Title

Solar Thermal Decoupled Electrolysis: Developing a Method for Reliably Quantifying Current Efficiency

Faculty Sponsor

Robert Palumbo

College

Engineering

Department/Program

Mechanical Engineering

ORCID Identifier(s)

0000-0002-8026-7770, 0000-0003-2662-7592, 0000-0001-7111-0299

Document Type

Poster Presentation

Symposium Date

Summer 7-28-2015

Abstract

We are developing a reliable method for quantifying the current efficiency of the Valparaiso University solar electrolysis process for producing H2 from H2O. The current efficiency is based on a method of x-ray diffraction (XRD) quantitative analysis on solid products formed at the anode. Variables affecting the quality of current efficiency calculations were established experimentally. Ternary standards of cobalt species in varying mass percentages, similar to those expected from the electrolysis process, were analyzed and the results were compared to the known standard values. Critical variables include the following: (1) the method of quantification: Rietveld refinement or Relative Intensity; (2) the reference spectra used to identify species from the XRD pattern; (3) the drying temperature of electrolysis products. By investigating these variables, we have identified the method, reference data, and drying temperature for the analysis procedure.

Biographical Information about Author(s)

Daniel Kotfer is a junior majoring in biology and chemistry. After graduation, he hopes to attend graduate or medical school after graduation and pursue a career in the medical field.

William Prusinski is a senior biochemistry student with a focus in physical chemistry.
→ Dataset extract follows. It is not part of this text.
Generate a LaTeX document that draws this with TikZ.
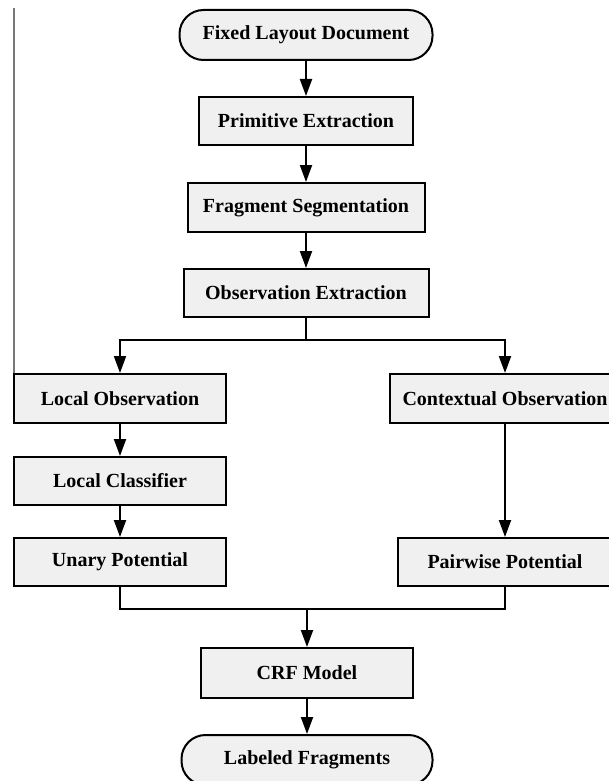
\documentclass[tikz,border=0pt]{standalone}
\usepackage{fontspec}
\setmainfont{Liberation Serif}
\usetikzlibrary{arrows.meta}
\definecolor{boxfill}{HTML}{F0F0F0}
\definecolor{edgegray}{HTML}{777777}
\tikzset{
  box/.style={draw=black, line width=2pt, fill=boxfill, inner sep=0pt,
    font=\fontsize{20}{22}\selectfont\bfseries, align=center},
  term/.style={box, rounded corners=24pt},
  conn/.style={draw=black, line width=2pt},
  arr/.style={conn, -{Triangle[length=17pt,width=12pt]}}
}
\begin{document}
\begin{tikzpicture}[x=1pt,y=-1pt]
\useasboundingbox (0,0) rectangle (609,781);
\clip (0,0) rectangle (609,781);
\node[term, minimum width=253pt, minimum height=50pt] (fixed) at (306,35) {Fixed Layout Document};
\node[box, minimum width=214pt, minimum height=48pt] (prim) at (306,121) {Primitive Extraction};
\node[box, minimum width=237pt, minimum height=49pt] (frag) at (306,207.5) {Fragment Segmentation};
\node[box, minimum width=245pt, minimum height=48pt] (obs) at (306,293) {Observation Extraction};
\node[box, minimum width=212pt, minimum height=49pt] (locobs) at (120,398.5) {Local Observation};
\node[box, minimum width=230pt, minimum height=49pt] (ctx) at (505,398.5) {Contextual Observation};
\node[box, minimum width=212pt, minimum height=48pt] (loccls) at (120,481) {Local Classifier};
\node[box, minimum width=212pt, minimum height=48pt] (unary) at (120,562) {Unary Potential};
\node[box, minimum width=214pt, minimum height=48pt] (pair) at (505,562) {Pairwise Potential};
\node[box, minimum width=212pt, minimum height=50pt] (crf) at (307,673) {CRF Model};
\node[term, minimum width=251pt, minimum height=50pt] (lab) at (307,760) {Labeled Fragments};
\coordinate (split) at (306,340);
\coordinate (merge) at (307,609);
\coordinate (gtop) at (13.5,8);
\draw[arr] (fixed.south) -- (prim.north);
\draw[arr] (prim.south) -- (frag.north);
\draw[arr] (frag.south) -- (obs.north);
\draw[conn] (obs.south) -- (split);
\draw[arr] (split) -| (locobs.north);
\draw[arr] (split) -| (ctx.north);
\draw[arr] (locobs.south) -- (loccls.north);
\draw[arr] (loccls.south) -- (unary.north);
\draw[arr] (ctx.south) -- (pair.north);
\draw[conn] (unary.south) |- (merge) -| (pair.south);
\draw[arr] (merge) -- (crf.north);
\draw[arr] (crf.south) -- (lab.north);
\draw[edgegray, line width=2pt] (gtop) -- (gtop |- locobs.north);
\end{tikzpicture}
\end{document}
Solar research is of interest to him because it is an interdisciplinary effort involving chemistry and engineering. After graduating, he plans to continue his education with a graduate degree in chemistry and work in the field of energy.

Joshua Grade is a senior mechanical engineering major. After graduation he plans to further pursue his interests in solar research in both electrochemistry and design. His interest in electrochemistry stems from his curiosity in developing solar technologies.